## [TASK DESCRIPTION]
Transcribe the lines below verbatim, skipping the images.
+++ AVAILABLE DATA
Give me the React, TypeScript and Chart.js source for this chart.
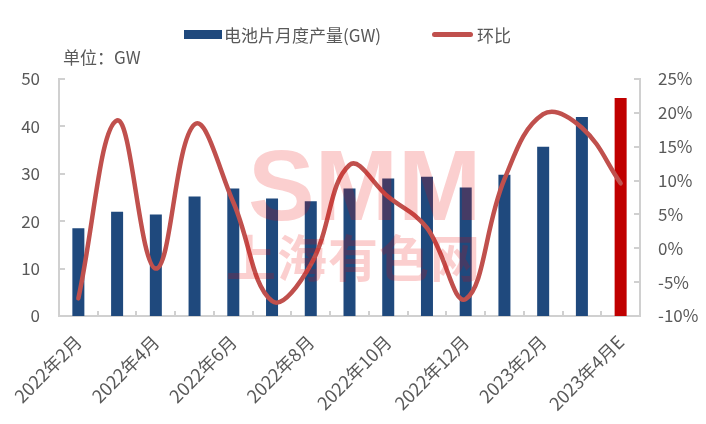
import React, { useEffect, useRef } from 'react';
import { Chart, registerables } from 'chart.js';

Chart.register(...registerables);

const categories = [
  '2022年2月', '2022年3月', '2022年4月', '2022年5月', '2022年6月', '2022年7月', '2022年8月',
  '2022年9月', '2022年10月', '2022年11月', '2022年12月', '2023年1月', '2023年2月', '2023年3月', '2023年4月E',
];
const production = [18.5, 22.0, 21.4, 25.2, 26.9, 24.8, 24.2, 26.9, 29.0, 29.4, 27.1, 29.8, 35.7, 42.0, 46.0];
const momChange = [-7.4, 18.9, -3.0, 18.3, 6.8, -7.8, -2.4, 12.3, 7.6, 3.0, -7.5, 10.2, 19.8, 17.8, 9.6];
const seriesNames = ['电池片月度产量(GW)', '环比'];
const unitLabel = '单位：GW';

const BLUE = '#1F497D';
const RED_BAR = '#C00000';
const LINE_RED = '#C0504D';
const AXIS = '#D0D0D0';
const TEXT = '#595959';
const FONT = '"Noto Sans CJK SC", "Noto Sans", sans-serif';

const innerTicks = {
  id: 'innerTicks',
  afterDraw(chart: any) {
    const { ctx, chartArea, scales } = chart;
    ctx.save();
    ctx.strokeStyle = AXIS;
    ctx.lineWidth = 2;
    ctx.beginPath();
    scales.y.ticks.forEach((t: any) => {
      const y = Math.round(scales.y.getPixelForValue(t.value));
      ctx.moveTo(chartArea.left, y);
      ctx.lineTo(chartArea.left + 6, y);
    });
    scales.y2.ticks.forEach((t: any) => {
      const y = Math.round(scales.y2.getPixelForValue(t.value));
      ctx.moveTo(chartArea.right, y);
      ctx.lineTo(chartArea.right - 6, y);
    });
    const n = categories.length;
    const w = (scales.x.right - scales.x.left) / n;
    for (let i = 1; i < n; i++) {
      const x = Math.round(scales.x.left + i * w);
      ctx.moveTo(x, chartArea.bottom);
      ctx.lineTo(x, chartArea.bottom - 5);
    }
    ctx.stroke();
    ctx.restore();
  },
};

export default function App() {
  const ref = useRef<HTMLCanvasElement | null>(null);
  useEffect(() => {
    if (!ref.current) return;
    const chart = new Chart(ref.current, {
      type: 'bar',
      data: {
        labels: categories,
        datasets: [
          {
            type: 'line',
            label: seriesNames[1],
            data: momChange,
            yAxisID: 'y2',
            borderColor: LINE_RED,
            backgroundColor: LINE_RED,
            borderWidth: 4.5,
            borderCapStyle: 'round',
            tension: 0.4,
            pointRadius: 0,
            order: 0,
          } as any,
          {
            type: 'bar',
            label: seriesNames[0],
            data: production,
            yAxisID: 'y',
            backgroundColor: production.map((_, i) => (i === production.length - 1 ? RED_BAR : BLUE)),
            barPercentage: 0.31,
            categoryPercentage: 1,
            order: 1,
          },
        ],
      },
      options: {
        animation: false,
        responsive: false,
        maintainAspectRatio: false,
        layout: { padding: { top: 79, left: 0, right: 0, bottom: 0 } },
        plugins: { legend: { display: false }, tooltip: { enabled: false } },
        scales: {
          x: {
            grid: { display: false, drawTicks: false },
            border: { display: true, color: AXIS, width: 2 },
            ticks: {
              autoSkip: false,
              maxRotation: 45,
              minRotation: 45,
              padding: 15,
              color: TEXT,
              font: { family: FONT, size: 18 },
              callback: (_v: any, i: number) => (i % 2 === 0 ? categories[i] : ''),
            },
            afterFit: (s: any) => { s.height = 108; },
          },
          y: {
            position: 'left',
            min: 0,
            max: 50,
            grid: { display: false, drawTicks: false },
            border: { display: true, color: AXIS, width: 2 },
            ticks: { stepSize: 10, padding: 19, color: TEXT, font: { family: FONT, size: 17 } },
            afterFit: (s: any) => { s.width = 59; },
          },
          y2: {
            position: 'right',
            min: -10,
            max: 25,
            grid: { display: false, drawTicks: false },
            border: { display: true, color: AXIS, width: 2 },
            ticks: {
              stepSize: 5,
              padding: 18,
              color: TEXT,
              font: { family: FONT, size: 17 },
              callback: (v: any) => `${v}%`,
            },
            afterFit: (s: any) => { s.width = 66; },
          },
        },
      },
      plugins: [innerTicks],
    });
    return () => chart.destroy();
  }, []);

  const textStyle: React.CSSProperties = {
    position: 'absolute',
    fontFamily: FONT,
    fontSize: 17,
    lineHeight: '17px',
    color: TEXT,
    whiteSpace: 'nowrap',
  };

  return (
    <div style={{ position: 'fixed', left: 0, top: 0, width: 706, height: 424, background: '#fff', overflow: 'hidden' }}>
      <canvas ref={ref} width={706} height={424} style={{ position: 'absolute', left: 0, top: 0, width: 706, height: 424 }} />
      <div style={{ position: 'absolute', left: 184, top: 30, width: 38, height: 9, background: BLUE }} />
      <span style={{ ...textStyle, left: 224, top: 26 }}>{seriesNames[0]}</span>
      <div style={{ position: 'absolute', left: 432, top: 32, width: 41, height: 4.5, borderRadius: 3, background: LINE_RED }} />
      <span style={{ ...textStyle, left: 477, top: 26 }}>{seriesNames[1]}</span>
      <span style={{ ...textStyle, left: 63, top: 48 }}>{unitLabel}</span>
      <div style={{ position: 'absolute', left: 248, top: 135, fontFamily: '"Liberation Sans", Arial, sans-serif', fontWeight: 700, fontSize: 100, lineHeight: '100px', color: 'rgba(235,0,0,0.19)', pointerEvents: 'none' }}>SMM</div>
      <div style={{ position: 'absolute', left: 226, top: 230, fontFamily: '"Noto Sans CJK SC", sans-serif', fontWeight: 700, fontSize: 50, lineHeight: '50px', letterSpacing: 1, color: 'rgba(235,0,0,0.19)', pointerEvents: 'none' }}>上海有色网</div>
    </div>
  );
}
++++++
## [TASK SOLUTION]
Give me the React, TypeScript and Chart.js source for this chart.
import React, { useEffect, useRef } from 'react';
import { Chart, registerables } from 'chart.js';

Chart.register(...registerables);

const categories = [
  '2022年2月', '2022年3月', '2022年4月', '2022年5月', '2022年6月', '2022年7月', '2022年8月',
  '2022年9月', '2022年10月', '2022年11月', '2022年12月', '2023年1月', '2023年2月', '2023年3月', '2023年4月E',
];
const production = [18.5, 22.0, 21.4, 25.2, 26.9, 24.8, 24.2, 26.9, 29.0, 29.4, 27.1, 29.8, 35.7, 42.0, 46.0];
const momChange = [-7.4, 18.9, -3.0, 18.3, 6.8, -7.8, -2.4, 12.3, 7.6, 3.0, -7.5, 10.2, 19.8, 17.8, 9.6];
const seriesNames = ['电池片月度产量(GW)', '环比'];
const unitLabel = '单位：GW';

const BLUE = '#1F497D';
const RED_BAR = '#C00000';
const LINE_RED = '#C0504D';
const AXIS = '#D0D0D0';
const TEXT = '#595959';
const FONT = '"Noto Sans CJK SC", "Noto Sans", sans-serif';

const innerTicks = {
  id: 'innerTicks',
  afterDraw(chart: any) {
    const { ctx, chartArea, scales } = chart;
    ctx.save();
    ctx.strokeStyle = AXIS;
    ctx.lineWidth = 2;
    ctx.beginPath();
    scales.y.ticks.forEach((t: any) => {
      const y = Math.round(scales.y.getPixelForValue(t.value));
      ctx.moveTo(chartArea.left, y);
      ctx.lineTo(chartArea.left + 6, y);
    });
    scales.y2.ticks.forEach((t: any) => {
      const y = Math.round(scales.y2.getPixelForValue(t.value));
      ctx.moveTo(chartArea.right, y);
      ctx.lineTo(chartArea.right - 6, y);
    });
    const n = categories.length;
    const w = (scales.x.right - scales.x.left) / n;
    for (let i = 1; i < n; i++) {
      const x = Math.round(scales.x.left + i * w);
      ctx.moveTo(x, chartArea.bottom);
      ctx.lineTo(x, chartArea.bottom - 5);
    }
    ctx.stroke();
    ctx.restore();
  },
};

export default function App() {
  const ref = useRef<HTMLCanvasElement | null>(null);
  useEffect(() => {
    if (!ref.current) return;
    const chart = new Chart(ref.current, {
      type: 'bar',
      data: {
        labels: categories,
        datasets: [
          {
            type: 'line',
            label: seriesNames[1],
            data: momChange,
            yAxisID: 'y2',
            borderColor: LINE_RED,
            backgroundColor: LINE_RED,
            borderWidth: 4.5,
            borderCapStyle: 'round',
            tension: 0.4,
            pointRadius: 0,
            order: 0,
          } as any,
          {
            type: 'bar',
            label: seriesNames[0],
            data: production,
            yAxisID: 'y',
            backgroundColor: production.map((_, i) => (i === production.length - 1 ? RED_BAR : BLUE)),
            barPercentage: 0.31,
            categoryPercentage: 1,
            order: 1,
          },
        ],
      },
      options: {
        animation: false,
        responsive: false,
        maintainAspectRatio: false,
        layout: { padding: { top: 79, left: 0, right: 0, bottom: 0 } },
        plugins: { legend: { display: false }, tooltip: { enabled: false } },
        scales: {
          x: {
            grid: { display: false, drawTicks: false },
            border: { display: true, color: AXIS, width: 2 },
            ticks: {
              autoSkip: false,
              maxRotation: 45,
              minRotation: 45,
              padding: 15,
              color: TEXT,
              font: { family: FONT, size: 18 },
              callback: (_v: any, i: number) => (i % 2 === 0 ? categories[i] : ''),
            },
            afterFit: (s: any) => { s.height = 108; },
          },
          y: {
            position: 'left',
            min: 0,
            max: 50,
            grid: { display: false, drawTicks: false },
            border: { display: true, color: AXIS, width: 2 },
            ticks: { stepSize: 10, padding: 19, color: TEXT, font: { family: FONT, size: 17 } },
            afterFit: (s: any) => { s.width = 59; },
          },
          y2: {
            position: 'right',
            min: -10,
            max: 25,
            grid: { display: false, drawTicks: false },
            border: { display: true, color: AXIS, width: 2 },
            ticks: {
              stepSize: 5,
              padding: 18,
              color: TEXT,
              font: { family: FONT, size: 17 },
              callback: (v: any) => `${v}%`,
            },
            afterFit: (s: any) => { s.width = 66; },
          },
        },
      },
      plugins: [innerTicks],
    });
    return () => chart.destroy();
  }, []);

  const textStyle: React.CSSProperties = {
    position: 'absolute',
    fontFamily: FONT,
    fontSize: 17,
    lineHeight: '17px',
    color: TEXT,
    whiteSpace: 'nowrap',
  };

  return (
    <div style={{ position: 'fixed', left: 0, top: 0, width: 706, height: 424, background: '#fff', overflow: 'hidden' }}>
      <canvas ref={ref} width={706} height={424} style={{ position: 'absolute', left: 0, top: 0, width: 706, height: 424 }} />
      <div style={{ position: 'absolute', left: 184, top: 30, width: 38, height: 9, background: BLUE }} />
      <span style={{ ...textStyle, left: 224, top: 26 }}>{seriesNames[0]}</span>
      <div style={{ position: 'absolute', left: 432, top: 32, width: 41, height: 4.5, borderRadius: 3, background: LINE_RED }} />
      <span style={{ ...textStyle, left: 477, top: 26 }}>{seriesNames[1]}</span>
      <span style={{ ...textStyle, left: 63, top: 48 }}>{unitLabel}</span>
      <div style={{ position: 'absolute', left: 248, top: 135, fontFamily: '"Liberation Sans", Arial, sans-serif', fontWeight: 700, fontSize: 100, lineHeight: '100px', color: 'rgba(235,0,0,0.19)', pointerEvents: 'none' }}>SMM</div>
      <div style={{ position: 'absolute', left: 226, top: 230, fontFamily: '"Noto Sans CJK SC", sans-serif', fontWeight: 700, fontSize: 50, lineHeight: '50px', letterSpacing: 1, color: 'rgba(235,0,0,0.19)', pointerEvents: 'none' }}>上海有色网</div>
    </div>
  );
}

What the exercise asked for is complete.